La primera vez que salí de Ixtepec / Manuel Espinosa Sainos

Recuerdos de mi padre

Eran tiempos en que en Ixtepec, en la montañosa sierra norte de Puebla, aún no entraba la carretera. Ni idea teníamos de lo que era un transporte público en vivo y a todo color.
El único carro que conocía era una reja de madera que mi padre le había puesto llantas, también de madera, y me llevaba jalando cada vez que tenía tiempo para jugar conmigo. Regularmente eso ocurría en las tardes, cuando no llegaba tan cansado.
Caminamos largas horas, cruzamos ríos y pueblos de la región hasta llegar a Kaxanatna, que así le decimos en nuestra lengua al pueblo vecino de Xochitlán de Vicente Suarez, el lugar donde abundan las flores.
No recuerdo bien si era un domingo o un sábado, pero fue por el mes de mayo, cuando por primera vez escuché el claxon de un autobús que venía llegando por las empedradas calles del pueblo.
Era un autobus viejo, de los primeros que empezaron a llegar por estos rumbos. A mí me pareció enorme e imponente y me asusté.
Me alejé llorando lo mas que pude dejando a mi papá solo en la improvisada terminal y desde lejos vi cómo la gente descendía de aquel largo transporte que para mí, parecía un monstruo.
Una vez que los pasajeros terminaron de bajar, mi papá me llamó para que abordara con él aquel autobús, pero yo seguía sumido entre la impresión y el miedo, así que no hice caso y me quedé ahí, llorando.
Entonces mi papá se subió junto con la gente que hacía fila y al escuchar que el autobus se encendía para arrancar, así llorando me fui corriendo para alcanzar a mi padre. Adentro había muchos asientos y gente ya acomodada.
Todo era nuevo para mí, sorprendido veía que los árboles y las casas caminaban mientras avanzabamos, yo sentado en la ventana y mi padre al lado. Después tuve una extraña sensación y sufrí un mareo.
Al poco rato llegamos a Zacapoaxtla, ahí ya había más coches y más gente por todos lados. Frente al zócalo había una panadería que al pasar el olor invitaba a entrar y caer rendido en los dulces sabores.
Era la fiesta de la pequeña ciudad y habían traído juegos que yo solo había visto en la televisión de algunas pocas casas de mi pueblo que ya contaban con ese aparato.
Un juego que parecía una jicara gigantesca extendida que daba vueltas y se elevaba muy alto. Tenía muchos asientos alrededor y luces de colores por todos lados. Una rueda de la fortuna y los típicos caballitos.

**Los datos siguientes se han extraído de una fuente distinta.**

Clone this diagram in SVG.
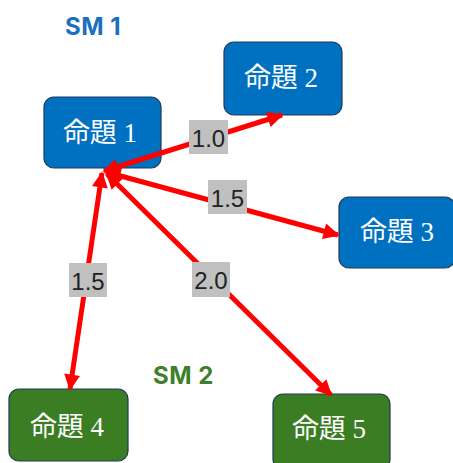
<svg xmlns="http://www.w3.org/2000/svg" width="453" height="463" viewBox="0 0 453 463">
<style>
.blue rect{fill:#0070C0;stroke:#1F3A5A;stroke-width:1.2}
.green rect{fill:#3A7D22;stroke:#1F3A5A;stroke-width:1.2}
.nt{font-family:"Liberation Serif","Noto Sans CJK JP",serif;font-size:27px;fill:#fff;text-anchor:middle;dominant-baseline:central}
.edge{stroke:#FF0000;stroke-width:5;fill:none}
.lb rect{fill:#C0C0C0}
.lb text{font-family:"Liberation Sans",Arial,sans-serif;font-size:24px;fill:#222;text-anchor:middle;dominant-baseline:central}
.sm{font-family:Inter,"Liberation Sans",sans-serif;font-size:24px;font-weight:bold;letter-spacing:0.5px}
</style>
<defs>
<marker id="ah" viewBox="0 0 10 10" refX="9" refY="5" markerWidth="18" markerHeight="16" markerUnits="userSpaceOnUse" orient="auto-start-reverse">
<path d="M0,0 L10,5 L0,10 z" fill="#FF0000"/>
</marker>
</defs>
<text class="sm" x="65" y="35" fill="#1A6FBF">SM 1</text>
<text class="sm" x="153" y="384" fill="#3D7F2A">SM 2</text>
<g id="node1" class="blue"><rect x="44" y="97" width="117" height="71" rx="10"/><text class="nt" x="100" y="133">命題 1</text></g>
<g id="node2" class="blue"><rect x="224" y="42" width="118" height="73" rx="10"/><text class="nt" x="281" y="78">命題 2</text></g>
<g id="node3" class="blue"><rect x="339" y="197" width="116" height="71" rx="10"/><text class="nt" x="397" y="232">命題 3</text></g>
<g id="node4" class="green"><rect x="9" y="389" width="119" height="72" rx="10"/><text class="nt" x="67" y="427">命題 4</text></g>
<g id="node5" class="green"><rect x="273" y="394" width="117" height="75" rx="10"/><text class="nt" x="329" y="429">命題 5</text></g>
<g id="edges">
<line class="edge" x1="104" y1="171" x2="282" y2="115" marker-start="url(#ah)" marker-end="url(#ah)"/>
<line class="edge" x1="106" y1="172" x2="338" y2="235" marker-start="url(#ah)" marker-end="url(#ah)"/>
<line class="edge" x1="102" y1="173" x2="70" y2="389" marker-start="url(#ah)" marker-end="url(#ah)"/>
<line class="edge" x1="107" y1="174" x2="331" y2="395" marker-start="url(#ah)" marker-end="url(#ah)"/>
<g class="lb"><rect x="189" y="120" width="39" height="34"/><text x="208.5" y="138">1.0</text></g>
<g class="lb"><rect x="208" y="180" width="39" height="34"/><text x="227.5" y="198">1.5</text></g>
<g class="lb"><rect x="69" y="263" width="38" height="34"/><text x="88" y="281">1.5</text></g>
<g class="lb"><rect x="192" y="262" width="38" height="35"/><text x="211" y="280">2.0</text></g>
</g>
</svg>
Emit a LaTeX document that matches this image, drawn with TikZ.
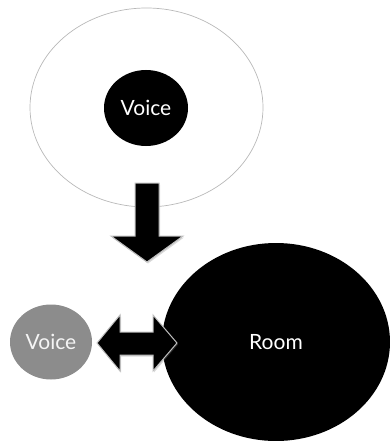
\documentclass[tikz,border=0pt]{standalone}
\usepackage{fontspec}
\setmainfont{Lato}
\usetikzlibrary{shapes.geometric,shadows}
\begin{document}
\begin{tikzpicture}[x=1pt,y=-1pt,every node/.style={inner sep=1pt}]
\tikzstyle{blob}=[ellipse,fill=black,text=white,font=\fontsize{21}{25}\selectfont]
\tikzstyle{blockarrow}=[fill=black,draw=black!25,line width=1pt,line join=miter,drop shadow={shadow xshift=1pt,shadow yshift=-1.5pt,opacity=.3}]
\useasboundingbox (0,0) rectangle (390,441);

\node[ellipse,draw=black!28,line width=.7pt,minimum width=233pt,minimum height=199pt](halo) at (146.5,107.5){};
\node[blob,minimum width=84pt,minimum height=76pt](voice0) at (146,108){Voice};

\node[blob,fill=black!45,text=black!4,minimum width=82pt,minimum height=75pt](voice1) at (51,342){Voice};
\node[blob,minimum width=228pt,minimum height=198pt](room) at (276,342){Room};

% arrows
\path[blockarrow](135,183)--(159,183)--(159,236)--(183,236)--(147,262)--(111,236)--(135,236)--cycle;
\path[blockarrow](97,343)--(120,315)--(120,332)--(153,332)--(153,315)--(177,343)--(153,371)--(153,355)--(120,355)--(120,371)--cycle;
\end{tikzpicture}
\end{document}
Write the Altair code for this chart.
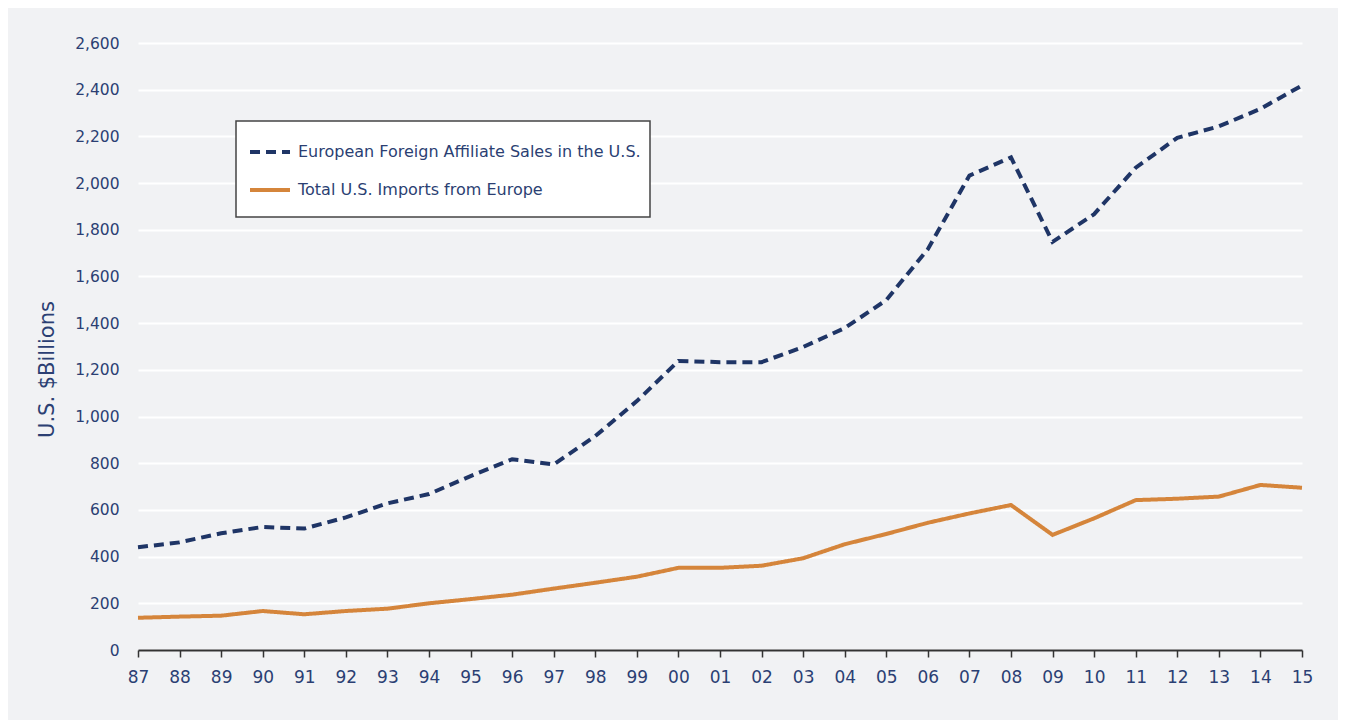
import altair as alt
import pandas as pd

years = list(range(1987, 2016))
affiliate_sales = [440, 461, 500, 527, 520, 568, 628, 668, 745, 817, 795, 916, 1066,
                   1238, 1233, 1233, 1298, 1379, 1499, 1717, 2032, 2110, 1748, 1867,
                   2066, 2194, 2243, 2318, 2418]
us_imports = [138, 143, 147, 167, 153, 167, 177, 200, 218, 237, 263, 288, 314,
              352, 352, 361, 393, 453, 497, 545, 585, 621, 493, 564,
              642, 648, 657, 707, 695]
series_names = ["European Foreign Affiliate Sales in the U.S.", "Total U.S. Imports from Europe"]
y_ticks = list(range(0, 2601, 200))

rows = []
for i, yr in enumerate(years):
    rows.append({"year": yr, "value": affiliate_sales[i], "series": series_names[0]})
    rows.append({"year": yr, "value": us_imports[i], "series": series_names[1]})
df = pd.DataFrame(rows)

NAVY = "#1f3566"
LABEL = "#2b3f73"
ORANGE = "#d5853b"
BG = "#f1f2f4"
FONT = "DejaVu Sans"

legend = alt.Legend(title=" ", titleOrient="bottom", titleFontSize=1, titlePadding=9,
                    orient="none", legendX=98, legendY=78)

chart = alt.Chart(df).mark_line(strokeWidth=4, strokeJoin="miter", strokeCap="butt").encode(
    x=alt.X("year:Q",
            scale=alt.Scale(domain=[1987, 2015], nice=False, zero=False),
            axis=alt.Axis(values=years, labelExpr="slice(toString(datum.value), 2)",
                          title=None, grid=False, domain=True, domainColor="#333333",
                          domainWidth=2, ticks=True, tickColor="#333333", tickSize=7,
                          tickWidth=1.5, labelFontSize=17, labelColor=LABEL, labelFont=FONT,
                          labelPadding=12, labelFlush=False)),
    y=alt.Y("value:Q",
            scale=alt.Scale(domain=[0, 2600], nice=False),
            axis=alt.Axis(values=y_ticks, format=",.0f", title="U.S. $Billions",
                          titleFontSize=21, titleFontWeight="normal", titleColor=LABEL,
                          titleFont=FONT, titleX=-91, titleY=326, titleAngle=-90,
                          titleAlign="center", titleBaseline="middle",
                          grid=True, gridColor="#ffffff", gridWidth=2,
                          domain=False, ticks=False, labelFontSize=15.5, labelColor=LABEL,
                          labelFont=FONT, labelPadding=19)),
    color=alt.Color("series:N",
                    scale=alt.Scale(domain=series_names, range=[NAVY, ORANGE]),
                    legend=legend),
    strokeDash=alt.StrokeDash("series:N",
                              scale=alt.Scale(domain=series_names, range=[[10, 6], [1, 0]]),
                              legend=legend),
).properties(
    width=1164, height=607,
    autosize=alt.AutoSizeParams(type="none"),
    padding={"left": 130, "top": 35, "right": 36, "bottom": 70},
).configure(background=BG).configure_view(stroke=None).configure_legend(
    fillColor="#ffffff", strokeColor="#444444", strokeWidth=1.5, padding=9,
    symbolType="stroke", symbolSize=1600, symbolStrokeWidth=4, symbolOffset=3,
    labelFontSize=16, labelColor=LABEL, labelFont=FONT, labelOffset=6,
    rowPadding=8, labelLimit=500,
)

chart.save("out.html", embed_options={"renderer": "svg", "actions": False})
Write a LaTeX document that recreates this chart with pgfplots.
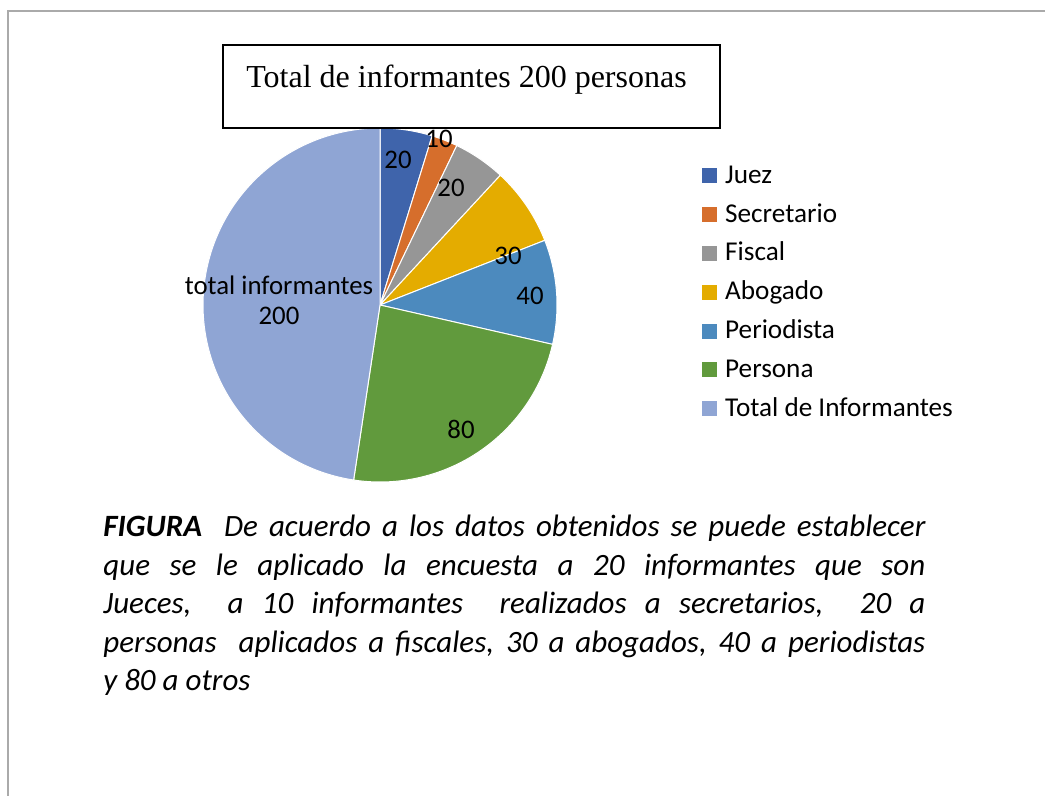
\documentclass[border=0pt]{standalone}
\usepackage{fontspec}
\setmainfont{Carlito}
\newfontfamily\timesfont{Liberation Serif}
\usepackage{pgfplots}
\pgfplotsset{compat=1.18}
\usepgfplotslibrary{polar}
\definecolor{cJuez}{HTML}{3F64AB}
\definecolor{cSec}{HTML}{D66E2C}
\definecolor{cFis}{HTML}{969696}
\definecolor{cAbo}{HTML}{E4AC00}
\definecolor{cPer}{HTML}{4C8ABE}
\definecolor{cPers}{HTML}{619A3D}
\definecolor{cTot}{HTML}{8FA5D4}
\definecolor{frame}{RGB}{170,170,170}
% slice values: Juez 20, Secretario 10, Fiscal 20, Abogado 30, Periodista 40, Persona 100, Total 200 (sum 420)
\pgfmathsetmacro\aO{90}
\pgfmathsetmacro\aA{90-(20)/420*360}
\pgfmathsetmacro\aB{90-(20+10)/420*360}
\pgfmathsetmacro\aC{90-(20+10+20)/420*360}
\pgfmathsetmacro\aD{90-(20+10+20+30)/420*360}
\pgfmathsetmacro\aE{90-(20+10+20+30+40)/420*360}
\pgfmathsetmacro\aF{90-(20+10+20+30+40+100)/420*360}
\pgfmathsetmacro\aG{90-(20+10+20+30+40+100+200)/420*360}
\begin{document}
\begin{tikzpicture}[x=0.5pt,y=-0.5pt]
\path[use as bounding box] (0,0) rectangle (1045,796);
\fill[white] (0,0) rectangle (1045,796);
\draw[frame, line width=1pt] (8,796) -- (8,11) -- (1045,11);
\begin{polaraxis}[
  at={(190pt,-152.5pt)}, anchor=origin,
  width=177pt, height=177pt, scale only axis,
  xmin=0, xmax=360, ymin=0, ymax=1, hide axis, clip=false,
  legend cell align=left,
  legend style={draw=none, fill=none, at={(axis description cs:1.392,0.910)}, anchor=north west,
    font=\fontsize{13.6}{15}\selectfont, row sep=6.9pt, column sep=0pt,
    nodes={inner sep=0pt, text height=9.5pt, text depth=3pt}},
  legend image code/.code={\fill[#1,draw=none] (0pt,-3.3pt) rectangle (7.5pt,4.2pt);},
  every axis plot/.append style={draw=white, line width=0.5pt, samples=40},
]
\addplot[fill=cJuez, domain=\aA:\aO] {1} -- (axis cs:0,0) -- cycle;
\addlegendentry{\hspace{4pt}Juez}
\addplot[fill=cSec, domain=\aB:\aA] {1} -- (axis cs:0,0) -- cycle;
\addlegendentry{\hspace{4pt}Secretario}
\addplot[fill=cFis, domain=\aC:\aB] {1} -- (axis cs:0,0) -- cycle;
\addlegendentry{\hspace{4pt}Fiscal}
\addplot[fill=cAbo, domain=\aD:\aC] {1} -- (axis cs:0,0) -- cycle;
\addlegendentry{\hspace{4pt}Abogado}
\addplot[fill=cPer, domain=\aE:\aD] {1} -- (axis cs:0,0) -- cycle;
\addlegendentry{\hspace{4pt}Periodista}
\addplot[fill=cPers, domain=\aF:\aE, samples=60] {1} -- (axis cs:0,0) -- cycle;
\addlegendentry{\hspace{4pt}Persona}
\addplot[fill=cTot, domain=\aG:\aF, samples=100] {1} -- (axis cs:0,0) -- cycle;
\addlegendentry{\hspace{4pt}Total de Informantes}
\end{polaraxis}
% data labels
\begin{scope}[every node/.style={font=\fontsize{13.4}{15}\selectfont, inner sep=0pt}]
\node at (398,160) {20};
\node at (439,139) {10};
\node at (451,188) {20};
\node at (508,256) {30};
\node at (530,296) {40};
\node at (461,429) {80};
\node at (279,285) {total informantes};
\node at (279,316) {200};
\end{scope}
% title box
\draw[fill=white, line width=1pt] (223,45) rectangle (720,128);
\node[anchor=base west, inner sep=0pt, font=\timesfont\fontsize{16}{19}\selectfont] at (246,88) {Total de informantes 200 personas};
% caption
\node[anchor=base west, inner sep=0pt, text width=411pt, align=justify,
      font=\itshape\fontsize{15.5}{19.25}\selectfont] at (103,537)
{\textbf{FIGURA}\ \ De acuerdo a los datos obtenidos se puede establecer\linebreak
que se le aplicado la encuesta a 20 informantes que son\linebreak
Jueces,\ \ a 10 informantes\ \ realizados a secretarios,\ \ 20 a\linebreak
personas\ \ aplicados a fiscales, 30 a abogados, 40 a periodistas\linebreak
y 80 a otros};
\end{tikzpicture}
\end{document}
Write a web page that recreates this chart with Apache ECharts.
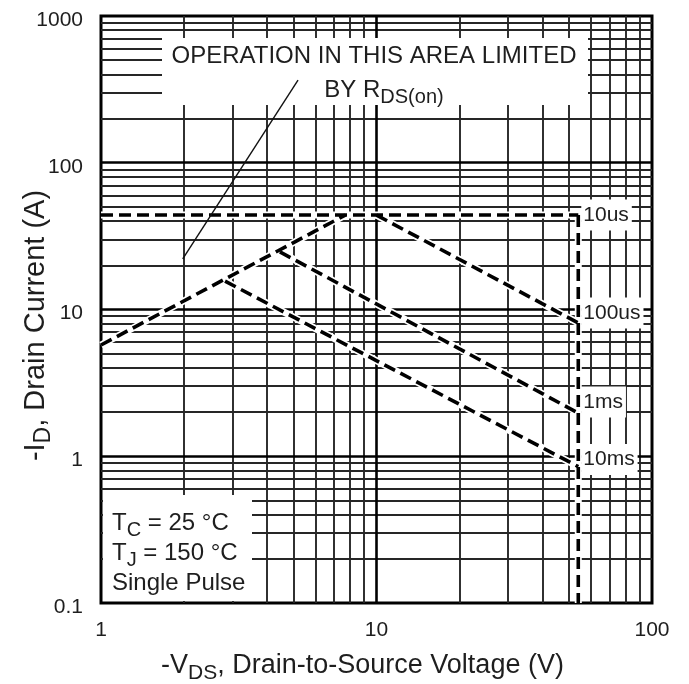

Mi padre me preguntó si me subiría con él a esa jicara extendida y por supuesto mi respuesta fue un rotundo no. Qué miedo, dije yo. A cambio me llevó a los caballitos.
En ese juego había muchos animales de metal pero yo preferí un caballito. Mi padre me subió y él eligió otro caballito para subirse al lado de donde yo estaba.
Me puse feliz pero a la vez me invadió una sensación muy rara, porque todos los papás estaban con sus hijos sujetandolo y parados al lado, pero no se habían subido al juego tal como lo hizo mi papá, montando un caballito.
Y sí, ahí tendí que a pesar de lo rudo y malhumorado que estaba a veces, y a pesar de lo agresivo que era con mi madre, él también seguía siendo un niño.
Y lo sigue siendo, porque dicen que con la edad uno se vuelve niño otra vez, aunque yo creo que más bien, mostramos con más libertad ese niño que todos llevamos dentro.
Manuel Espinosa Sainos. Poeta, traductor y comunicador totonaco.